§ **Description of the task**
Copy nothing but the text: repeat each entry exactly and drop the images.

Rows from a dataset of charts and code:

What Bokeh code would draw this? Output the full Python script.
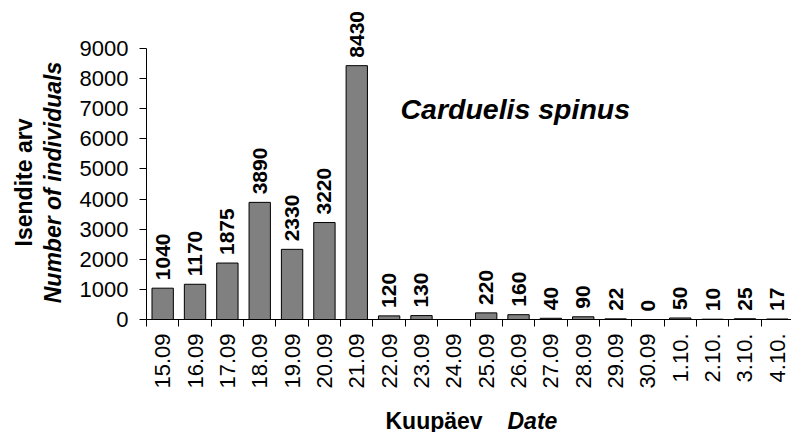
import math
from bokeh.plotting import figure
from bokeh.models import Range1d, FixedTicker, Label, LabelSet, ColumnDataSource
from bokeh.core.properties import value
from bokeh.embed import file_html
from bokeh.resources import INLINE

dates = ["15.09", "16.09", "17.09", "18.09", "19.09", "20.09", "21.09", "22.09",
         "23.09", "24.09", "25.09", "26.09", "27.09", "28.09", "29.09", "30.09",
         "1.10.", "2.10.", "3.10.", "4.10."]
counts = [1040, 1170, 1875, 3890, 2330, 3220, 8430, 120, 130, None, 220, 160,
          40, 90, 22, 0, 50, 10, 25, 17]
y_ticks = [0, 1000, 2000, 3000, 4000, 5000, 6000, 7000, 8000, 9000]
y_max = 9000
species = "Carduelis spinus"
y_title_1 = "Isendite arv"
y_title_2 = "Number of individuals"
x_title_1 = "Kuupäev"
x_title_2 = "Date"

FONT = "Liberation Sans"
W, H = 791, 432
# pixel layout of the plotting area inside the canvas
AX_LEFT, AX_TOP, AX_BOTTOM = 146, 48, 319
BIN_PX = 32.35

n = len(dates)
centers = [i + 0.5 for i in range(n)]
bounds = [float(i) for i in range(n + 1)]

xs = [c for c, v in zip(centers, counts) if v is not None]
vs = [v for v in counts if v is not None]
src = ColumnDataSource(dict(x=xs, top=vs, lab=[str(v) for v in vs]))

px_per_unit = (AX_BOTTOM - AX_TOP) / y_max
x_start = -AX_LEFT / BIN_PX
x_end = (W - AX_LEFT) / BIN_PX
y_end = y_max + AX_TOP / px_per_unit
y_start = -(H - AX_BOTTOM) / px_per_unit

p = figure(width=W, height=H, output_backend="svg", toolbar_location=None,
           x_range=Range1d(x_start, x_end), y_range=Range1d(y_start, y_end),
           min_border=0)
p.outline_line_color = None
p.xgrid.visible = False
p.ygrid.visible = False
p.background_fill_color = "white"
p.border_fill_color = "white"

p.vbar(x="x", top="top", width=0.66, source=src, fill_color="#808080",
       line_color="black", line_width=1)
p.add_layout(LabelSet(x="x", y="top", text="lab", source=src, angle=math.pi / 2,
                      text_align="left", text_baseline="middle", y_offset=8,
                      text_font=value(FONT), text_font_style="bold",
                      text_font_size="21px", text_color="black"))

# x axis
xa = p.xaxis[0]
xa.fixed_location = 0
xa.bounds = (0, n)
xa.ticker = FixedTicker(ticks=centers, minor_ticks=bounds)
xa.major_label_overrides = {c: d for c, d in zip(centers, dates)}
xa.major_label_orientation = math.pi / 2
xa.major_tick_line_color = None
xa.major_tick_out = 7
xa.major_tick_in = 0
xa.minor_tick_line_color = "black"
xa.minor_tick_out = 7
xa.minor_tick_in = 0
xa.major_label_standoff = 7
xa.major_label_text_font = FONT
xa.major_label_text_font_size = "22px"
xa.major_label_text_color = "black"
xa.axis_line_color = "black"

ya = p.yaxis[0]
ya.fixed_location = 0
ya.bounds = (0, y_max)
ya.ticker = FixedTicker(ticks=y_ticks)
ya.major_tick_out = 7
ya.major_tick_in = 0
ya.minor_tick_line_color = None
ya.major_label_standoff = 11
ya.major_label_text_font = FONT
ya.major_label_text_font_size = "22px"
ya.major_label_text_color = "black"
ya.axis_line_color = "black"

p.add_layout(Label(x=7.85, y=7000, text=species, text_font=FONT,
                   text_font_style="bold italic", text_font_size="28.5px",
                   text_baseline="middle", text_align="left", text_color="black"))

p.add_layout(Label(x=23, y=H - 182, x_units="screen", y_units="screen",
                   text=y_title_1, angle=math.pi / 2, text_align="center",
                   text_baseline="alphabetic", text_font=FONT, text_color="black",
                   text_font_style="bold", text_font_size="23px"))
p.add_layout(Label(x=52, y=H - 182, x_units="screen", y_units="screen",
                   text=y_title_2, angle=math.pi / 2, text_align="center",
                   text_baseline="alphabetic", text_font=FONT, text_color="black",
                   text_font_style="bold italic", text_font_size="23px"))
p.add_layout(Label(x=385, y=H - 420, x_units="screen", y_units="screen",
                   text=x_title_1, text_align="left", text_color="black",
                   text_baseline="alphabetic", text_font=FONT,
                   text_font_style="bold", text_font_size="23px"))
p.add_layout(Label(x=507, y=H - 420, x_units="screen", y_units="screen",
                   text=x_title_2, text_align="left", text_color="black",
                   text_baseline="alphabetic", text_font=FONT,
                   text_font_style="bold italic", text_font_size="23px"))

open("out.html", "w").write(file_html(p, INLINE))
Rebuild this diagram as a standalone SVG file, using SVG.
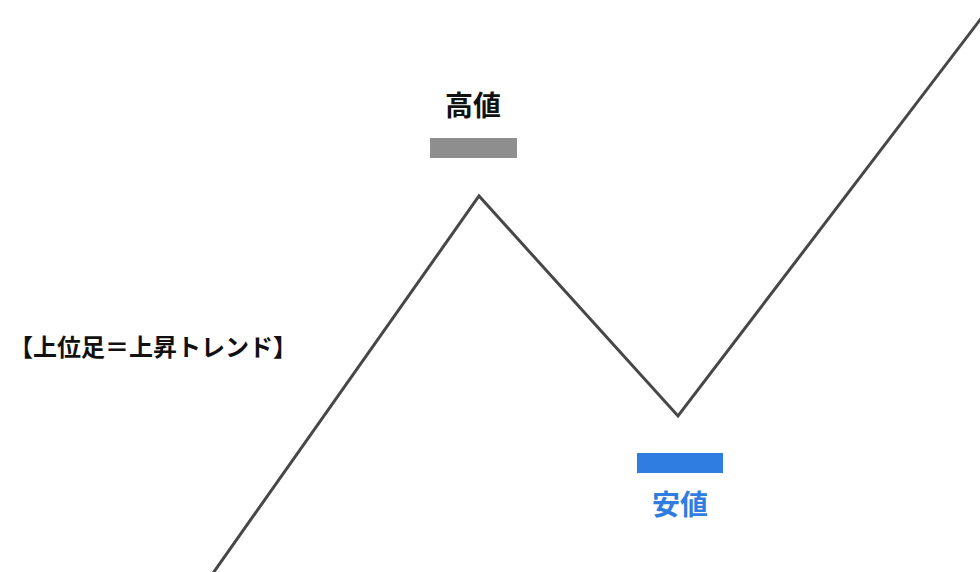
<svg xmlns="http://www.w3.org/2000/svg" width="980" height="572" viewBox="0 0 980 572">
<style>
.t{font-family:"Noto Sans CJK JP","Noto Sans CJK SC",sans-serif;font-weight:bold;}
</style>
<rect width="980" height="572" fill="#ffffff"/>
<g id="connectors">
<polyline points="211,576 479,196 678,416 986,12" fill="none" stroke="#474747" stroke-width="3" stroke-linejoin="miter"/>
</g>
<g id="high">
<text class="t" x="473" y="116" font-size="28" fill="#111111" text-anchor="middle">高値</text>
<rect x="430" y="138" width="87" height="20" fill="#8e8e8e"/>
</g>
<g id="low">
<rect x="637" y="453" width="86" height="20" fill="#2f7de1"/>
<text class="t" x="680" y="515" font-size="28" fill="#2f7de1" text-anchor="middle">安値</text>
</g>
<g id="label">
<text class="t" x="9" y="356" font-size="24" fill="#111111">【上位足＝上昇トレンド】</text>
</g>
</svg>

§ **Response**
What Bokeh code would draw this? Output the full Python script.
import math
from bokeh.plotting import figure
from bokeh.models import Range1d, FixedTicker, Label, LabelSet, ColumnDataSource
from bokeh.core.properties import value
from bokeh.embed import file_html
from bokeh.resources import INLINE

dates = ["15.09", "16.09", "17.09", "18.09", "19.09", "20.09", "21.09", "22.09",
         "23.09", "24.09", "25.09", "26.09", "27.09", "28.09", "29.09", "30.09",
         "1.10.", "2.10.", "3.10.", "4.10."]
counts = [1040, 1170, 1875, 3890, 2330, 3220, 8430, 120, 130, None, 220, 160,
          40, 90, 22, 0, 50, 10, 25, 17]
y_ticks = [0, 1000, 2000, 3000, 4000, 5000, 6000, 7000, 8000, 9000]
y_max = 9000
species = "Carduelis spinus"
y_title_1 = "Isendite arv"
y_title_2 = "Number of individuals"
x_title_1 = "Kuupäev"
x_title_2 = "Date"

FONT = "Liberation Sans"
W, H = 791, 432
# pixel layout of the plotting area inside the canvas
AX_LEFT, AX_TOP, AX_BOTTOM = 146, 48, 319
BIN_PX = 32.35

n = len(dates)
centers = [i + 0.5 for i in range(n)]
bounds = [float(i) for i in range(n + 1)]

xs = [c for c, v in zip(centers, counts) if v is not None]
vs = [v for v in counts if v is not None]
src = ColumnDataSource(dict(x=xs, top=vs, lab=[str(v) for v in vs]))

px_per_unit = (AX_BOTTOM - AX_TOP) / y_max
x_start = -AX_LEFT / BIN_PX
x_end = (W - AX_LEFT) / BIN_PX
y_end = y_max + AX_TOP / px_per_unit
y_start = -(H - AX_BOTTOM) / px_per_unit

p = figure(width=W, height=H, output_backend="svg", toolbar_location=None,
           x_range=Range1d(x_start, x_end), y_range=Range1d(y_start, y_end),
           min_border=0)
p.outline_line_color = None
p.xgrid.visible = False
p.ygrid.visible = False
p.background_fill_color = "white"
p.border_fill_color = "white"

p.vbar(x="x", top="top", width=0.66, source=src, fill_color="#808080",
       line_color="black", line_width=1)
p.add_layout(LabelSet(x="x", y="top", text="lab", source=src, angle=math.pi / 2,
                      text_align="left", text_baseline="middle", y_offset=8,
                      text_font=value(FONT), text_font_style="bold",
                      text_font_size="21px", text_color="black"))

# x axis
xa = p.xaxis[0]
xa.fixed_location = 0
xa.bounds = (0, n)
xa.ticker = FixedTicker(ticks=centers, minor_ticks=bounds)
xa.major_label_overrides = {c: d for c, d in zip(centers, dates)}
xa.major_label_orientation = math.pi / 2
xa.major_tick_line_color = None
xa.major_tick_out = 7
xa.major_tick_in = 0
xa.minor_tick_line_color = "black"
xa.minor_tick_out = 7
xa.minor_tick_in = 0
xa.major_label_standoff = 7
xa.major_label_text_font = FONT
xa.major_label_text_font_size = "22px"
xa.major_label_text_color = "black"
xa.axis_line_color = "black"

ya = p.yaxis[0]
ya.fixed_location = 0
ya.bounds = (0, y_max)
ya.ticker = FixedTicker(ticks=y_ticks)
ya.major_tick_out = 7
ya.major_tick_in = 0
ya.minor_tick_line_color = None
ya.major_label_standoff = 11
ya.major_label_text_font = FONT
ya.major_label_text_font_size = "22px"
ya.major_label_text_color = "black"
ya.axis_line_color = "black"

p.add_layout(Label(x=7.85, y=7000, text=species, text_font=FONT,
                   text_font_style="bold italic", text_font_size="28.5px",
                   text_baseline="middle", text_align="left", text_color="black"))

p.add_layout(Label(x=23, y=H - 182, x_units="screen", y_units="screen",
                   text=y_title_1, angle=math.pi / 2, text_align="center",
                   text_baseline="alphabetic", text_font=FONT, text_color="black",
                   text_font_style="bold", text_font_size="23px"))
p.add_layout(Label(x=52, y=H - 182, x_units="screen", y_units="screen",
                   text=y_title_2, angle=math.pi / 2, text_align="center",
                   text_baseline="alphabetic", text_font=FONT, text_color="black",
                   text_font_style="bold italic", text_font_size="23px"))
p.add_layout(Label(x=385, y=H - 420, x_units="screen", y_units="screen",
                   text=x_title_1, text_align="left", text_color="black",
                   text_baseline="alphabetic", text_font=FONT,
                   text_font_style="bold", text_font_size="23px"))
p.add_layout(Label(x=507, y=H - 420, x_units="screen", y_units="screen",
                   text=x_title_2, text_align="left", text_color="black",
                   text_baseline="alphabetic", text_font=FONT,
                   text_font_style="bold italic", text_font_size="23px"))

open("out.html", "w").write(file_html(p, INLINE))
Rebuild this diagram as a standalone SVG file, using SVG.
<svg xmlns="http://www.w3.org/2000/svg" width="980" height="572" viewBox="0 0 980 572">
<style>
.t{font-family:"Noto Sans CJK JP","Noto Sans CJK SC",sans-serif;font-weight:bold;}
</style>
<rect width="980" height="572" fill="#ffffff"/>
<g id="connectors">
<polyline points="211,576 479,196 678,416 986,12" fill="none" stroke="#474747" stroke-width="3" stroke-linejoin="miter"/>
</g>
<g id="high">
<text class="t" x="473" y="116" font-size="28" fill="#111111" text-anchor="middle">高値</text>
<rect x="430" y="138" width="87" height="20" fill="#8e8e8e"/>
</g>
<g id="low">
<rect x="637" y="453" width="86" height="20" fill="#2f7de1"/>
<text class="t" x="680" y="515" font-size="28" fill="#2f7de1" text-anchor="middle">安値</text>
</g>
<g id="label">
<text class="t" x="9" y="356" font-size="24" fill="#111111">【上位足＝上昇トレンド】</text>
</g>
</svg>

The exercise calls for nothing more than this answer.